+++ DATA SHOWN +++
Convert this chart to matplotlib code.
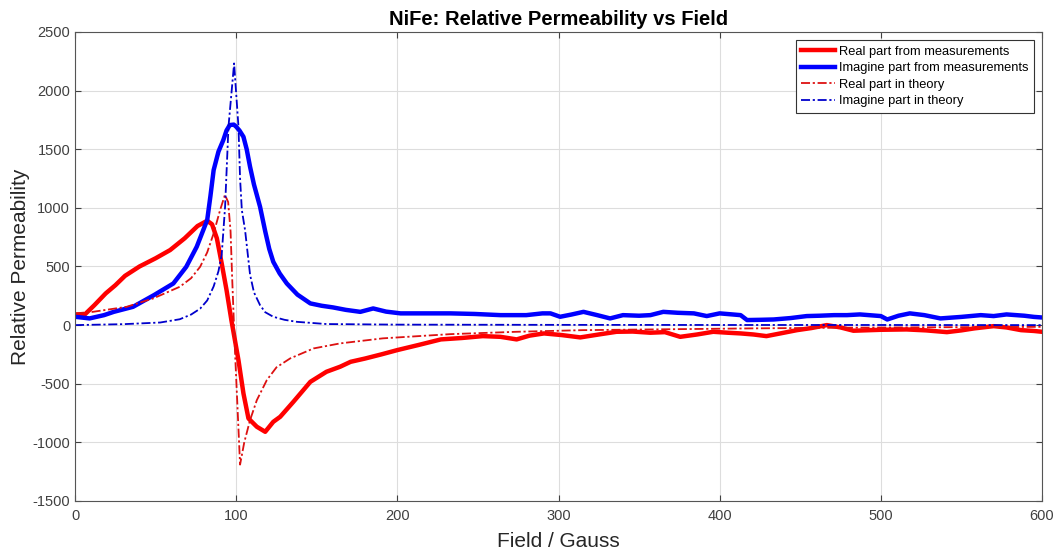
import numpy as np
import matplotlib
matplotlib.use('Agg')
import matplotlib.pyplot as plt

plt.rcParams['font.family'] = ['Liberation Sans', 'DejaVu Sans']
plt.rcParams['axes.unicode_minus'] = False

# measured real part
field_re = [0, 6, 12, 19, 25, 31, 40, 50, 59, 68,
            76, 82, 85, 88, 91, 94, 97, 101.4, 104.5, 107.6,
            112.8, 118, 123, 127.3, 135.5, 146, 156, 164.5, 171, 180,
            190, 200, 213, 227, 240, 253, 264, 274, 282, 291,
            302, 313.5, 325, 336, 346, 357, 366, 375.5, 386, 396,
            405, 413, 421, 429, 438, 448, 457, 466.5, 475, 483,
            500, 516, 528, 541, 550, 558, 570, 578, 587, 595,
            600]
mu_re = [90, 90, 170, 270, 340, 420, 500, 570, 640, 740,
         845, 890, 860, 740, 526, 299, 43, -299, -583, -796,
         -867, -910, -825, -782, -654, -484, -398, -355, -313, -285,
         -250, -213, -170, -122, -110, -94, -100, -122, -90, -71,
         -85, -105, -80, -57, -55, -65, -60, -100, -80, -57,
         -65, -71, -80, -94, -70, -43, -25, 0, -20, -48,
         -40, -37, -45, -60, -45, -28, -9, -20, -43, -50,
         -57]

# measured imaginary part
field_im = [0, 9, 18, 24, 36, 49, 61, 69, 75.5, 82,
            84, 86, 89, 92, 94, 96, 98.5, 100, 102, 104.5,
            106.5, 108.6, 111, 114.8, 118, 120.5, 123, 127, 131.4, 138,
            146, 153, 160, 168, 177, 185, 193, 202, 217, 233,
            248, 264, 280, 290, 295, 301, 308, 315.5, 324, 332,
            340, 350, 357, 365, 374, 384, 392, 400, 407, 413,
            417, 425, 433.5, 444, 454, 462, 471, 479, 487, 500,
            504, 511, 518, 527, 537, 550, 562, 570, 578, 589,
            595, 600]
mu_im = [71, 57, 85, 113, 156, 256, 355, 497, 668, 896,
         1100, 1322, 1480, 1578, 1660, 1706, 1710, 1692, 1660, 1606,
         1500, 1350, 1200, 1009, 800, 650, 540, 440, 355, 260,
         185, 165, 151, 130, 113, 142, 115, 100, 100, 100,
         95, 85, 85, 100, 100, 71, 90, 113, 85, 57,
         85, 80, 85, 113, 105, 100, 77, 100, 92, 85,
         43, 45, 48, 60, 77, 80, 85, 85, 91, 77,
         48, 80, 100, 85, 57, 70, 85, 77, 91, 80,
         70, 65]

# theory real part
field_th_re = [0, 11, 32, 48.6, 65, 72, 77.6, 82, 86, 90,
               93, 95, 96.5, 97.5, 99.3, 102.4, 105, 108.6, 112.8, 119,
               125, 133.5, 148, 164.5, 191, 233, 274, 315, 357, 420,
               480, 540, 600]
th_re = [100, 113, 156, 228, 327, 400, 497, 620, 782, 981,
         1110, 1050, 800, 400, -241, -1190, -1000, -810, -640, -469,
         -360, -284, -199, -156, -113, -77, -57, -43, -37, -28,
         -22, -18, -15]

# theory imaginary part
field_th_im = [0, 30, 52.8, 65, 72, 77.6, 82, 86, 89, 91,
               93.1, 95.2, 98.7, 101.4, 102.4, 103.5, 105.5, 108.6, 111, 114.8,
               118, 123, 130, 137.6, 156, 200, 300, 400, 500, 600]
th_im = [0, 8, 22, 50, 90, 140, 210, 330, 460, 600,
         1009, 1692, 2232, 1692, 1250, 981, 810, 430, 280, 170,
         110, 71, 45, 28, 9, 4, 2, 1, 1, 0]

fig = plt.figure(figsize=(10.6, 5.59), dpi=100)
ax = fig.add_axes([0.0708, 0.1038, 0.9122, 0.839])

dd = (5, 1.5, 1.2, 1.5)
ax.plot(field_re, mu_re, color='#ff0000', lw=3.2, label='Real part from measurements')
ax.plot(field_im, mu_im, color='#0000ff', lw=3.2, label='Imagine part from measurements')
ax.plot(field_th_re, th_re, '-.', dashes=dd, color='#dd1111', lw=1.3, label='Real part in theory')
ax.plot(field_th_im, th_im, '-.', dashes=dd, color='#0000cc', lw=1.3, label='Imagine part in theory')

ax.set_xlim(0, 600)
ax.set_ylim(-1500, 2500)
ax.set_xticks(np.arange(0, 601, 100))
ax.set_yticks(np.arange(-1500, 2501, 500))
ax.grid(True, color='#dddddd', lw=0.8)
ax.set_axisbelow(True)
ax.tick_params(direction='in', top=True, right=True, labelsize=10.5,
               colors='#404040', length=4)
ax.tick_params(axis='x', pad=6)
for s in ax.spines.values():
    s.set_color('#555555')
    s.set_linewidth(0.8)

ax.set_title('NiFe: Relative Permeability vs Field', fontsize=14.5,
             fontweight='bold', pad=5)
ax.set_xlabel('Field / Gauss', fontsize=15, color='#262626', labelpad=6)
ax.set_ylabel('Relative Permeability', fontsize=15, color='#262626', labelpad=2)

leg = ax.legend(loc='upper right', fontsize=9.3, fancybox=False, framealpha=1,
                edgecolor='#333333', handlelength=2.6, handletextpad=0.3,
                borderpad=0.45, labelspacing=0.35, borderaxespad=0.6)
leg.get_frame().set_linewidth(0.8)

fig.savefig('out.png', dpi=100)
+++
WHAT YOU HAVE TO DO: Everything from the first line of the listing above through the line that contains "plt.rcParams['axes.unicode_minus'] = False" is to be restated word for word, minus the pictures.

ANSWER FOR THIS EXERCISE:
Convert this chart to matplotlib code.
import numpy as np
import matplotlib
matplotlib.use('Agg')
import matplotlib.pyplot as plt

plt.rcParams['font.family'] = ['Liberation Sans', 'DejaVu Sans']
plt.rcParams['axes.unicode_minus'] = False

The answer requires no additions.